Skinny Puppy on Being Used for Guantanamo Torture: "Maybe a Prisoner Was a Fan and Secretly Enjoyed It"
Photo by Emilie Elizabeth and John Kraw
Deep in the hells of Guantanamo Bay, extreme bass music rumbles from Bazookas as federal agents use the music of Skinny Puppy to torture prisoners.
It's a fact that has been confirmed by the pioneering industrial band, and that inspired its latest album, Weapon.
Now, if you've never been to military prison, rest assured the Skinny Puppy tunes are the best part. So try to avoid being detained by the feds and shipped off to a detention camp. Instead, go see the band in concert at a place like Grand Central Miami.
Yesterday, in the run-up to that show, we here at Crossfade caught up with founding member cEvin Key to talk about cops, weed, and classic 808s.
Crossfade: How do you feel about your music being used to torture prisoners at Guantanamo Bay, Cuba?
cEvin Key: We were gonna invoice the U.S. Government for musical services. But what's funny is maybe they came across a prisoner who was a fan and secretly enjoyed it. Like, it sounds bad to the guy doing the torturing, but the guy getting tortured is like, "Hey, I heard this before. Can you turn it up?"
You're Canadian. What do you think about Justin Bieber getting deported?
I think that's brilliant. He's acting like such a twat. He deserves it, for sure.
Haven't you ever been stereotyped for the music you make?
It's weird, because every time we go through a border or a check point or get stopped by the cops, there's always one guy that's like, "Hey, I'm a fan." It happened just the other day. We got pulled over in Arizona and they found all our weed and busted us and took it away. But I think since one of the guys said he liked us that they just let us off with a citation, so it was a lucky situation in the end. I think that military guys and people in the police force tend to like intense music.
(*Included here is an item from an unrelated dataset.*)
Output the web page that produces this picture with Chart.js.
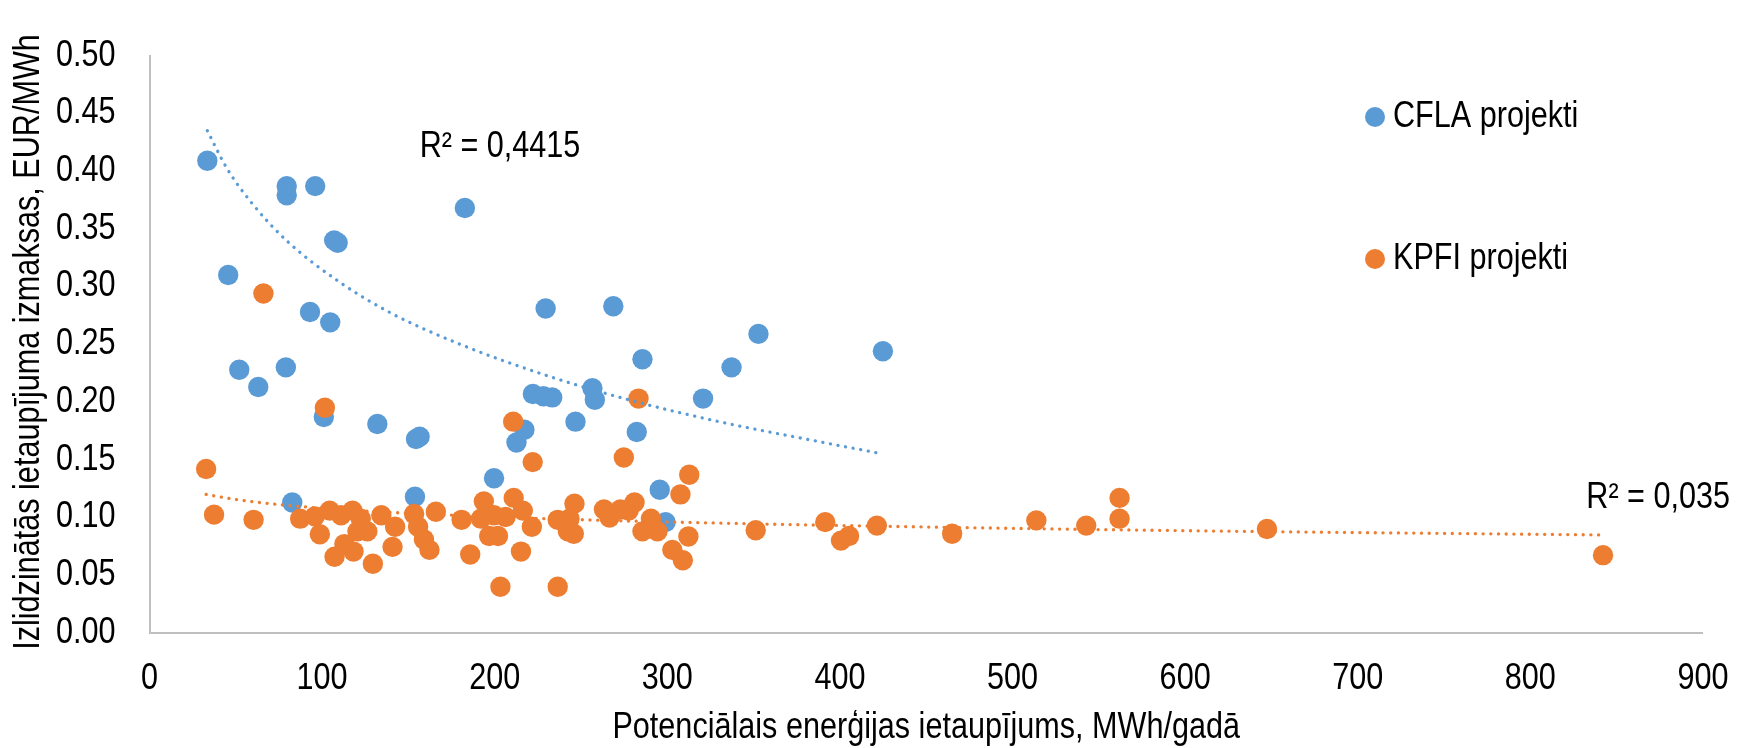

What's your live show like for somebody who has never seen it or even heard of you before?
Whether it's 1985, or '92, or 2004, or whatever it might be, we've approached it the same since the first day. We bring a heavy balance between theater and music in a live setting. You have the three-dimensional visual aspect from our projectors and films, a transforming and transitional stage that I can't define, you have to see it to understand it, and a huge beautiful crew making it all work. It's a whole integrated performance that's like a time capsule that makes industrial music slightly relevant again for a brief moment.